Write out again exactly the lines from the one containing "Recreate this image" through the one containing "all_series = [iwakuni, yanai, oshima, kumage, hikari]", both included, and omit the pictures.

================

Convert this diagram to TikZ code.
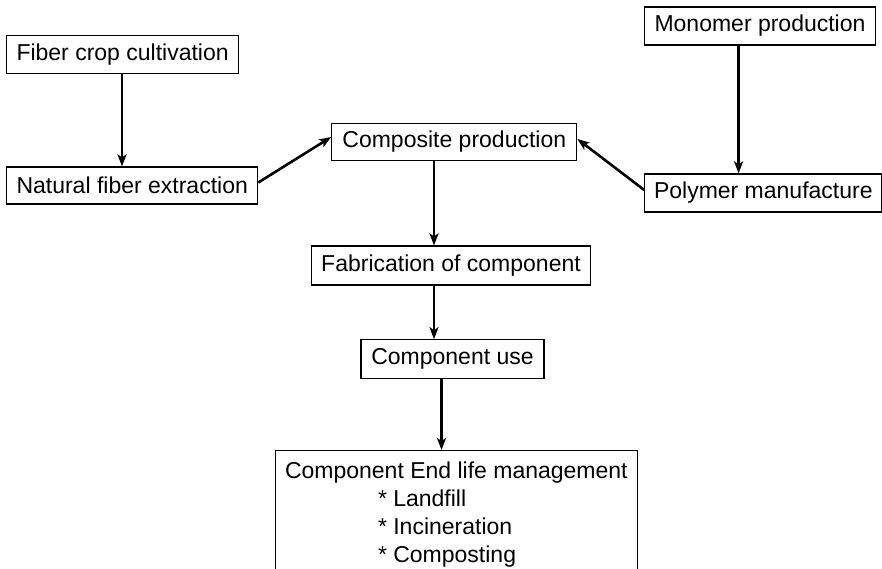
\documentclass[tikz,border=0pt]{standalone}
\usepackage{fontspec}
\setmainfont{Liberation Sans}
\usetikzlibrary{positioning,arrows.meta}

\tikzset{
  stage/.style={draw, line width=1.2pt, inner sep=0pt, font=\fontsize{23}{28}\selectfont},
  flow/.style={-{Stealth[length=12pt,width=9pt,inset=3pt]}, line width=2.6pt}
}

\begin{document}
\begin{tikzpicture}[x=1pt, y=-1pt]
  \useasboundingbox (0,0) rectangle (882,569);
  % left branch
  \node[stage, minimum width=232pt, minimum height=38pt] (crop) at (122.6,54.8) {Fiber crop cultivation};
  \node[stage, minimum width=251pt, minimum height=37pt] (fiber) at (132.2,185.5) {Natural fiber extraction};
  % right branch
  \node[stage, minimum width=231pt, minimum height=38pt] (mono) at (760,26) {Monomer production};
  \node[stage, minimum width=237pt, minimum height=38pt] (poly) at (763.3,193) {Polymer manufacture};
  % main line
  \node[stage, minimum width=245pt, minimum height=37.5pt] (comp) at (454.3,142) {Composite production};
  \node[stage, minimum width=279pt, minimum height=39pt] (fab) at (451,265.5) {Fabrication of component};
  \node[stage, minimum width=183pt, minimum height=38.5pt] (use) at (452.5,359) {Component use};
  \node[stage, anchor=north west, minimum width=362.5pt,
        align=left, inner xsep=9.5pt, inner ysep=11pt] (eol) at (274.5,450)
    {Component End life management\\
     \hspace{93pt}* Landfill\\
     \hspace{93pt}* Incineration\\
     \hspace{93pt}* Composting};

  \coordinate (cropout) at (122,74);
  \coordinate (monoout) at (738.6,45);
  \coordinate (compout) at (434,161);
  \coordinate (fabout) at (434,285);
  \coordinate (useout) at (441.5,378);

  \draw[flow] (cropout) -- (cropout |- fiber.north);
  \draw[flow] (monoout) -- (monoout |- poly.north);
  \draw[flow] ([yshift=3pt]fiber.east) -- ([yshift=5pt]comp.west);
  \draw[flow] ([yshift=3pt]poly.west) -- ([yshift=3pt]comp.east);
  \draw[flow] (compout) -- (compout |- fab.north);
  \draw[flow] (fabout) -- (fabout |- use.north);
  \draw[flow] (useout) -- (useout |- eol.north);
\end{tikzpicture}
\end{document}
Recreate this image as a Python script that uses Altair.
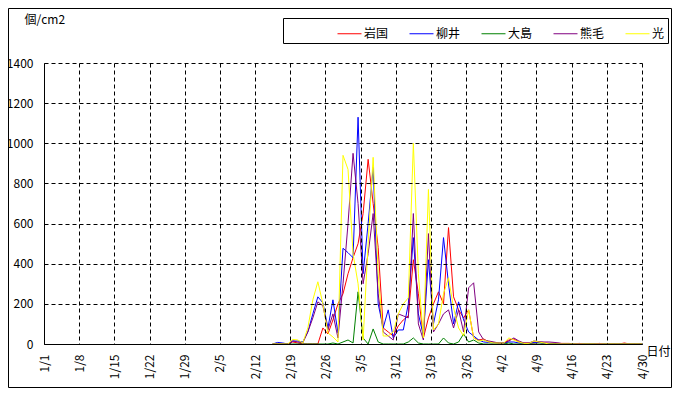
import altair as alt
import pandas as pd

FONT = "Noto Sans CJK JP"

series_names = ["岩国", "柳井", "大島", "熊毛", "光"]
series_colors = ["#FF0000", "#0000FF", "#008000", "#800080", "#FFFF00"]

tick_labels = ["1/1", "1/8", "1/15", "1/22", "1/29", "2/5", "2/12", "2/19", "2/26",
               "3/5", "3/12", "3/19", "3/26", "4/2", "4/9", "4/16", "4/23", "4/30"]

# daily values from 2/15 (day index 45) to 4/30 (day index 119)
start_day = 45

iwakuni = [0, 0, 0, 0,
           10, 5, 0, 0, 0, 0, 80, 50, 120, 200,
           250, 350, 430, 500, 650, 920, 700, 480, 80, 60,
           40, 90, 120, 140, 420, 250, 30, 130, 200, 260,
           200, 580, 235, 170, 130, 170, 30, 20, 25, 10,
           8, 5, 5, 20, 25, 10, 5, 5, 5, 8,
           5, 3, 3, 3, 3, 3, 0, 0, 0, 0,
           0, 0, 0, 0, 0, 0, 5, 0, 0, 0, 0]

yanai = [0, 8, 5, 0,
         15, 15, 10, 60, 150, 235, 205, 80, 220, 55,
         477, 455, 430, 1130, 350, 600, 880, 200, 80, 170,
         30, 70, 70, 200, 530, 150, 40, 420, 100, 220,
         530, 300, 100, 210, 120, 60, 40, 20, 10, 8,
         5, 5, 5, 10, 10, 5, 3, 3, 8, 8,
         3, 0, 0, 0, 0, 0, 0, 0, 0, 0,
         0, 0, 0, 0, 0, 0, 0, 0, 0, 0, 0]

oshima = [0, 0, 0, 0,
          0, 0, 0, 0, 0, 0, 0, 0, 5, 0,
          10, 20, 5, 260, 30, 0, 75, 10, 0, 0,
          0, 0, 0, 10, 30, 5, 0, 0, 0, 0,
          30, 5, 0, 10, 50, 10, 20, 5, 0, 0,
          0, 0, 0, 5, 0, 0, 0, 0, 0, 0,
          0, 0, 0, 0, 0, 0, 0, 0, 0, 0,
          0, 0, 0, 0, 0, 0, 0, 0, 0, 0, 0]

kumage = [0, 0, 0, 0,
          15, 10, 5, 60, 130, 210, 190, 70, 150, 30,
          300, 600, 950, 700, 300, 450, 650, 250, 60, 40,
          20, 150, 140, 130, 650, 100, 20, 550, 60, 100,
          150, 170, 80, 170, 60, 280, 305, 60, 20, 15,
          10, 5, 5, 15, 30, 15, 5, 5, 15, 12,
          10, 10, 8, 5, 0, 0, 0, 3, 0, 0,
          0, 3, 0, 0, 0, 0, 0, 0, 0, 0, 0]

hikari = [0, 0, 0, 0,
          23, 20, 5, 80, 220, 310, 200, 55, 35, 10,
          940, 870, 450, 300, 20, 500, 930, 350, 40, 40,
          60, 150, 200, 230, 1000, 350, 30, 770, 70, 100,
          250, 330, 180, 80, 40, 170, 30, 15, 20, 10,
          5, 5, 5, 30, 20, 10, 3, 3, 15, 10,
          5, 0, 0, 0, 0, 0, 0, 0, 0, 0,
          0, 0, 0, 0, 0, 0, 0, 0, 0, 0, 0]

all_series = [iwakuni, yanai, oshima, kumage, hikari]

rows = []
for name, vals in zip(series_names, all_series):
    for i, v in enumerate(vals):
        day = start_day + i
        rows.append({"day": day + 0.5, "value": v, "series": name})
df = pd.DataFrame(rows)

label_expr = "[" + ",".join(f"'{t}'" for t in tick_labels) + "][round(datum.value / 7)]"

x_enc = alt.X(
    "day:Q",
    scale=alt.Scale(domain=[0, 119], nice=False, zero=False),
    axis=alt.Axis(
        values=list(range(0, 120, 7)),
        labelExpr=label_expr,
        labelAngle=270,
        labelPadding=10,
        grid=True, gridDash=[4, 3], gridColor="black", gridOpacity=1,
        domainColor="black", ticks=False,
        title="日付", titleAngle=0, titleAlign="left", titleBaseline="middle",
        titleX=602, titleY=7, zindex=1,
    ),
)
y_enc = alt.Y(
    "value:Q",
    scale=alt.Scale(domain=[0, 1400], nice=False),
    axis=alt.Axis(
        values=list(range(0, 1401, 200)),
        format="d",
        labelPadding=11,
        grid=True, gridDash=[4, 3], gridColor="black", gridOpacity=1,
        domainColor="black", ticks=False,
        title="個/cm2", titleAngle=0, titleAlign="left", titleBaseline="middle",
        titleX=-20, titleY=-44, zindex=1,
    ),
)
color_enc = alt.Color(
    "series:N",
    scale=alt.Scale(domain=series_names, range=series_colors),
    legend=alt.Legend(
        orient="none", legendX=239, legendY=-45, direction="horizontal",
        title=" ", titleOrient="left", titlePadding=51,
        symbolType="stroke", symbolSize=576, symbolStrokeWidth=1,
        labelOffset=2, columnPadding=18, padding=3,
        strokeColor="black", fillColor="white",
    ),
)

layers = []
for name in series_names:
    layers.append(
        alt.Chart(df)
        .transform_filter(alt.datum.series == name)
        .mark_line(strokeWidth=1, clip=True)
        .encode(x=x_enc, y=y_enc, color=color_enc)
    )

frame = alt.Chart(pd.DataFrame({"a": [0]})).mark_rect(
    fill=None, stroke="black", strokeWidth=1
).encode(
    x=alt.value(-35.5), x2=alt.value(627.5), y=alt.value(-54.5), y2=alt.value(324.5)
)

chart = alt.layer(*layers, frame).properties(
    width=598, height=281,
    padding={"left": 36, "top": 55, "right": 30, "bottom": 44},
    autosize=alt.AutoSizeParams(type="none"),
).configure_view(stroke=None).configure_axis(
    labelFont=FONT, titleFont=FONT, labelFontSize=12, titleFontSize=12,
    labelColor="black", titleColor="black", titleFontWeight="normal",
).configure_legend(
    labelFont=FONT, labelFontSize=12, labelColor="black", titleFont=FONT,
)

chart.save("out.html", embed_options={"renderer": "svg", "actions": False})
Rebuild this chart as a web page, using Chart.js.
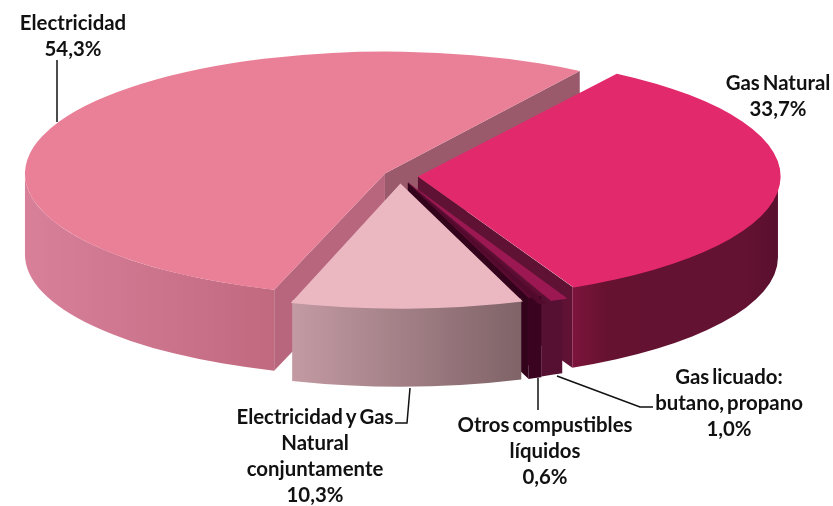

================

**Written solution**
Recreate this image as a Python script that uses Altair.
import altair as alt
import pandas as pd

FONT = "Noto Sans CJK JP"

series_names = ["岩国", "柳井", "大島", "熊毛", "光"]
series_colors = ["#FF0000", "#0000FF", "#008000", "#800080", "#FFFF00"]

tick_labels = ["1/1", "1/8", "1/15", "1/22", "1/29", "2/5", "2/12", "2/19", "2/26",
               "3/5", "3/12", "3/19", "3/26", "4/2", "4/9", "4/16", "4/23", "4/30"]

# daily values from 2/15 (day index 45) to 4/30 (day index 119)
start_day = 45

iwakuni = [0, 0, 0, 0,
           10, 5, 0, 0, 0, 0, 80, 50, 120, 200,
           250, 350, 430, 500, 650, 920, 700, 480, 80, 60,
           40, 90, 120, 140, 420, 250, 30, 130, 200, 260,
           200, 580, 235, 170, 130, 170, 30, 20, 25, 10,
           8, 5, 5, 20, 25, 10, 5, 5, 5, 8,
           5, 3, 3, 3, 3, 3, 0, 0, 0, 0,
           0, 0, 0, 0, 0, 0, 5, 0, 0, 0, 0]

yanai = [0, 8, 5, 0,
         15, 15, 10, 60, 150, 235, 205, 80, 220, 55,
         477, 455, 430, 1130, 350, 600, 880, 200, 80, 170,
         30, 70, 70, 200, 530, 150, 40, 420, 100, 220,
         530, 300, 100, 210, 120, 60, 40, 20, 10, 8,
         5, 5, 5, 10, 10, 5, 3, 3, 8, 8,
         3, 0, 0, 0, 0, 0, 0, 0, 0, 0,
         0, 0, 0, 0, 0, 0, 0, 0, 0, 0, 0]

oshima = [0, 0, 0, 0,
          0, 0, 0, 0, 0, 0, 0, 0, 5, 0,
          10, 20, 5, 260, 30, 0, 75, 10, 0, 0,
          0, 0, 0, 10, 30, 5, 0, 0, 0, 0,
          30, 5, 0, 10, 50, 10, 20, 5, 0, 0,
          0, 0, 0, 5, 0, 0, 0, 0, 0, 0,
          0, 0, 0, 0, 0, 0, 0, 0, 0, 0,
          0, 0, 0, 0, 0, 0, 0, 0, 0, 0, 0]

kumage = [0, 0, 0, 0,
          15, 10, 5, 60, 130, 210, 190, 70, 150, 30,
          300, 600, 950, 700, 300, 450, 650, 250, 60, 40,
          20, 150, 140, 130, 650, 100, 20, 550, 60, 100,
          150, 170, 80, 170, 60, 280, 305, 60, 20, 15,
          10, 5, 5, 15, 30, 15, 5, 5, 15, 12,
          10, 10, 8, 5, 0, 0, 0, 3, 0, 0,
          0, 3, 0, 0, 0, 0, 0, 0, 0, 0, 0]

hikari = [0, 0, 0, 0,
          23, 20, 5, 80, 220, 310, 200, 55, 35, 10,
          940, 870, 450, 300, 20, 500, 930, 350, 40, 40,
          60, 150, 200, 230, 1000, 350, 30, 770, 70, 100,
          250, 330, 180, 80, 40, 170, 30, 15, 20, 10,
          5, 5, 5, 30, 20, 10, 3, 3, 15, 10,
          5, 0, 0, 0, 0, 0, 0, 0, 0, 0,
          0, 0, 0, 0, 0, 0, 0, 0, 0, 0, 0]

all_series = [iwakuni, yanai, oshima, kumage, hikari]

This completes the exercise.